Brackish marsh panne variants occur in brackish marshes (short graminoid variant), one of the native dominant species is spike grass (Distichlis spicata), some brackish marsh pannes are dominated by the narrow-leaved cattail (Typha angustifolia) an invasive exotic species.

- Mixed graminoid - forb panne
Shallow depressions flooded for only for a brief time and are characterized by a variable mix of graminoids and forbs. Frequent herbs include three-square rush (Scirpus pungens), stout bulrush (S. robustus), arrow-grass, marsh creeping bent-grass (Agrostis stolonifera), salt-loving spike-rush (Eleocharis halophila). Growing with less frequency are red fescue (Festuca rubra), New York aster (Symphyotrichum novi-belgii) silverweed, saltmeadow cordgrass (Spartina patens), and salt marsh rush.

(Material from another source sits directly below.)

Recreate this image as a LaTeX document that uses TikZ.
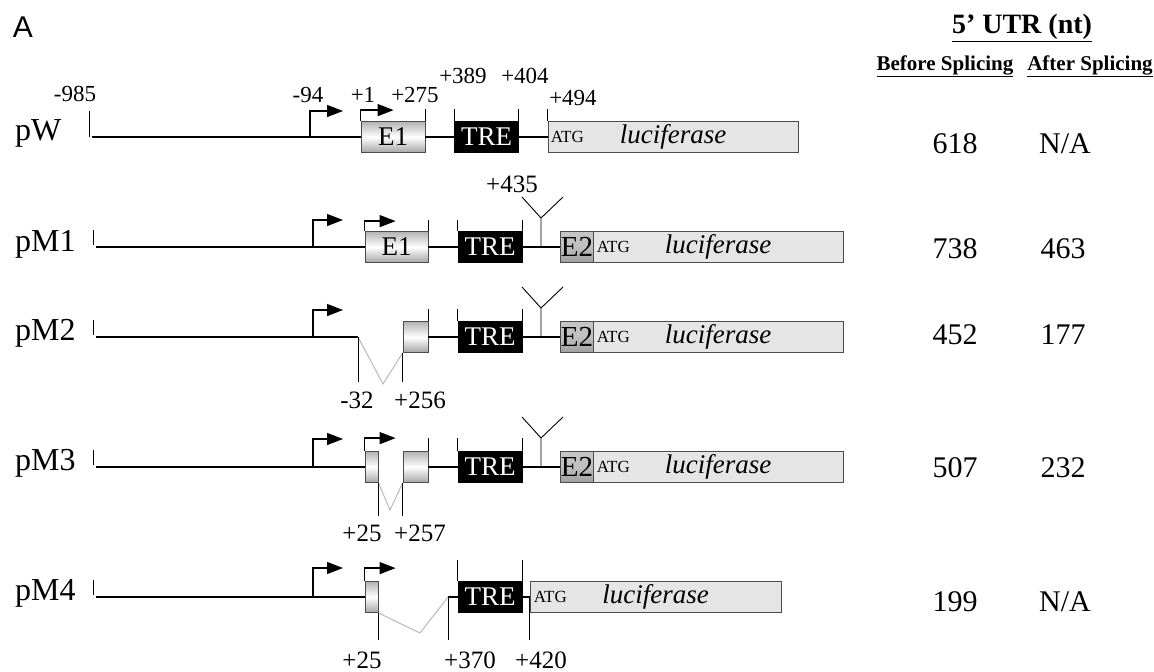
\documentclass[tikz,border=0pt]{standalone}
\usepackage{fontspec}
\setmainfont{Liberation Serif}
\newfontfamily\panelfont{Liberation Sans}
\usetikzlibrary{positioning,arrows.meta}
\newcommand\fsz[1]{\fontsize{#1}{#1}\selectfont}

\begin{document}
\begin{tikzpicture}[x=1pt, y=-1pt,
  bb/.style={line width=2.8pt},
  tk/.style={line width=0.9pt},
  spl/.style={gray!55, line width=1pt},
  prom/.style={line width=1.3pt, -{Triangle[length=16pt,width=12pt]}},
  ex/.style={draw=black!70, line width=0.8pt, minimum height=31pt, inner sep=0pt,
    top color=gray!60, bottom color=gray!70, middle color=white, font=\fsz{27}},
  etwo/.style={ex, top color=gray!45, bottom color=gray!75, middle color=gray!50, font=\fsz{29}},
  tre/.style={draw, fill=black, text=white, minimum height=31pt, minimum width=64pt,
    inner sep=0pt, font=\fsz{27}},
  luc/.style={draw=black!70, line width=0.8pt, fill=gray!20, minimum height=31pt,
    inner sep=0pt, font=\itshape\fsz{27}},
  atg/.style={font=\fsz{17}, inner sep=0pt, anchor=west},
  ntup/.style={font=\fsz{23}, inner sep=0pt},
  ntlow/.style={font=\fsz{25}, inner sep=0pt},
  rowlab/.style={font=\fsz{32}, inner sep=0pt, anchor=base west},
  val/.style={font=\fsz{30}, inner sep=0pt},
  hd/.style={font=\bfseries\fsz{21}, inner sep=0pt}]
  \useasboundingbox (0,0) rectangle (1154,672);

  % header
  \node[font=\panelfont\fsz{30}, inner sep=0pt] (panA) at (23,27) {A};
  \node[hd, font=\bfseries\fsz{28}] (utr) at (1022,28) {\underline{5’ UTR (nt)}};
  \node[hd] (before) at (945,66) {\underline{Before Splicing}};
  \node[hd] (after) at (1090,66) {\underline{After Splicing}};

  % pW
  \node[rowlab] (wLab) at (15,140) {pW};
  \coordinate (wT) at (89,137);
  \coordinate (wS) at (92,137);
  \coordinate (wP) at (310,137);
  \node[ex, minimum width=64pt] (wE1) at (393,137) {E1};
  \node[tre] (wTRE) at (486.5,137) {TRE};
  \node[luc, minimum width=250pt] (wLuc) at (673,137) {luciferase};
  \node[atg] (wATG) at ([xshift=3pt]wLuc.west) {ATG};
  \draw[bb] (wS) -- (wE1.west) (wE1.east) -- (wTRE.west) (wTRE.east) -- (wLuc.west);
  \draw[tk] (wT) -- ++(0,-26);
  \draw[tk] (wE1.north east) -- ++(0,-12) (wTRE.north west) -- ++(0,-12)
    (wTRE.north east) -- ++(0,-12) (wLuc.north west) -- ++(0,-12);
  \draw[prom] (wP) |- ++(33,-26);
  \draw[prom] (wE1.north west) |- ++(33,-11);
  \node[ntup] at (75,94) {-985};
  \node[ntup] at (308,95) {-94};
  \node[ntup] at (363,95) {+1};
  \node[ntup] at (415,95) {+275};
  \node[ntup] at (463,76) {+389};
  \node[ntup] at (525,76) {+404};
  \node[ntup] at (573,98) {+494};
  \node[val] (wB) at (955,144) {618};
  \node[val] (wA) at (1065,144) {N/A};

  % pM1
  \node[rowlab] (aLab) at (15,251) {pM1};
  \coordinate (aT) at (93,247);
  \coordinate (aS) at (96,247);
  \coordinate (aP) at (313,247);
  \coordinate (aY) at (541,247);
  \node[ex, minimum width=63pt] (aE1) at (396.5,247) {E1};
  \node[tre] (aTRE) at (490,247) {TRE};
  \node[etwo, minimum width=32pt] (aE2) at (577,247) {E2};
  \node[luc, minimum width=250pt] (aLuc) at (718,247) {luciferase};
  \node[atg] (aATG) at ([xshift=4pt]aLuc.west) {ATG};
  \draw[bb] (aS) -- (aE1.west) (aE1.east) -- (aTRE.west) (aTRE.east) -- (aE2.west);
  \draw[tk] (aT) ++(0,-2) -- ++(0,-15);
  \draw[tk] (aE1.north east) -- ++(0,-11) (aTRE.north west) -- ++(0,-11)
    (aTRE.north east) -- ++(0,-11);
  \draw[tk] (aY) -- ++(0,-29) coordinate (aYv) -- ++(-19,-21) (aYv) -- ++(22,-21);
  \draw[prom] (aP) |- ++(30,-27);
  \draw[prom] (aE1.north west) |- ++(31,-10);
  \node[ntlow] at (512,184) {+435};
  \node[val] (aB) at (955,249) {738};
  \node[val] (aA) at (1063,249) {463};

  % pM2
  \node[rowlab] (bLab) at (15,340) {pM2};
  \coordinate (bT) at (93,337);
  \coordinate (bS) at (96,337);
  \coordinate (bP) at (313,337);
  \coordinate (bC) at (358,337);
  \coordinate (bV) at (383,384);
  \coordinate (bY) at (541,337);
  \node[ex, minimum width=25pt] (bX) at (415.5,337) {};
  \node[tre] (bTRE) at (490,337) {TRE};
  \node[etwo, minimum width=32pt] (bE2) at (577,337) {E2};
  \node[luc, minimum width=250pt] (bLuc) at (718,337) {luciferase};
  \node[atg] (bATG) at ([xshift=4pt]bLuc.west) {ATG};
  \draw[bb] (bS) -- (bC) (bX.east) -- (bTRE.west) (bTRE.east) -- (bE2.west);
  \draw[spl] (bC) -- (bV) -- (bX.south west);
  \draw[tk] (bT) ++(0,-2) -- ++(0,-15);
  \draw[tk] (bC) -- ++(0,45) (bX.south west) -- ++(0,29);
  \draw[tk] (bX.north east) -- ++(0,-12) (bTRE.north west) -- ++(0,-12)
    (bTRE.north east) -- ++(0,-12);
  \draw[tk] (bY) -- ++(0,-29) coordinate (bYv) -- ++(-19,-21) (bYv) -- ++(22,-21);
  \draw[prom] (bP) |- ++(30,-27);
  \node[ntlow] at (357,400) {-32};
  \node[ntlow] at (420,400) {+256};
  \node[val] (bB) at (955,335) {452};
  \node[val] (bA) at (1063,335) {177};

  % pM3
  \node[rowlab] (cLab) at (15,470) {pM3};
  \coordinate (cT) at (93,467);
  \coordinate (cS) at (96,467);
  \coordinate (cP) at (313,467);
  \coordinate (cV) at (390,510);
  \coordinate (cY) at (541,467);
  \node[ex, minimum width=13pt] (cX1) at (371.5,467) {};
  \node[ex, minimum width=25pt] (cX2) at (415.5,467) {};
  \node[tre] (cTRE) at (490,467) {TRE};
  \node[etwo, minimum width=32pt] (cE2) at (577,467) {E2};
  \node[luc, minimum width=250pt] (cLuc) at (718,467) {luciferase};
  \node[atg] (cATG) at ([xshift=4pt]cLuc.west) {ATG};
  \draw[bb] (cS) -- (cX1.west) (cX2.east) -- (cTRE.west) (cTRE.east) -- (cE2.west);
  \draw[spl] (cX1.south east) -- (cV) -- (cX2.south west);
  \draw[tk] (cT) ++(0,-2) -- ++(0,-15);
  \draw[tk] (cX1.south east) -- ++(0,33) (cX2.south west) -- ++(0,33);
  \draw[tk] (cX2.north east) -- ++(0,-13) (cTRE.north west) -- ++(0,-13)
    (cTRE.north east) -- ++(0,-13);
  \draw[tk] (cY) -- ++(0,-29) coordinate (cYv) -- ++(-19,-21) (cYv) -- ++(22,-21);
  \draw[prom] (cP) |- ++(30,-28);
  \draw[prom] (cX1.north west) |- ++(31,-13);
  \node[ntlow] at (362,533) {+25};
  \node[ntlow] at (420,533) {+257};
  \node[val] (cB) at (955,468) {507};
  \node[val] (cA) at (1063,468) {232};

  % pM4
  \node[rowlab] (dLab) at (15,600) {pM4};
  \coordinate (dT) at (93,597);
  \coordinate (dS) at (96,597);
  \coordinate (dP) at (313,597);
  \coordinate (dV) at (420,633);
  \coordinate (dC) at (448,597);
  \node[ex, minimum width=13pt] (dX) at (371.5,597) {};
  \node[tre] (dTRE) at (490,597) {TRE};
  \node[luc, minimum width=251pt] (dLuc) at (655.5,597) {luciferase};
  \node[atg] (dATG) at ([xshift=4pt]dLuc.west) {ATG};
  \draw[bb] (dS) -- (dX.west) (dC) -- (dTRE.west) (dTRE.east) -- (dLuc.west);
  \draw[spl] (dX.south east) -- (dV) -- (dC);
  \draw[tk] (dT) ++(0,-2) -- ++(0,-15);
  \draw[tk] (dX.south east) -- ++(0,27) (dC) -- ++(0,43) (dLuc.west) -- ++(0,43);
  \draw[tk] (dTRE.north west) -- ++(0,-21) (dTRE.north east) -- ++(0,-21);
  \draw[prom] (dP) |- ++(30,-29);
  \draw[prom] (dX.north west) |- ++(31,-13);
  \node[ntlow] at (362,660) {+25};
  \node[ntlow] at (470,660) {+370};
  \node[ntlow] at (541,660) {+420};
  \node[val] (dB) at (955,602) {199};
  \node[val] (dA) at (1065,602) {N/A};
\end{tikzpicture}
\end{document}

- Sparsely vegetated panne
Saturated, mud dominated pannes are occasionally found in the transition zone next to forested uplands where they are shaded by overhanging tree branches thus inhibiting evaporation. This is the preferred habitat for the uncommon seaside crowfoot (Ranunculus cymbalaria), where prostrate colonies may form small patches over the soil surface. Other graminoids and forbs scattered across the mud, or more often around the panne edge, include Virginia wild rye (Elymus virginicus), chaffy salt sedge (Carex paleacea) seaside goldenrod (Solidago sempervirens), marsh creeping bent grass, New York aster and smooth cordgrass.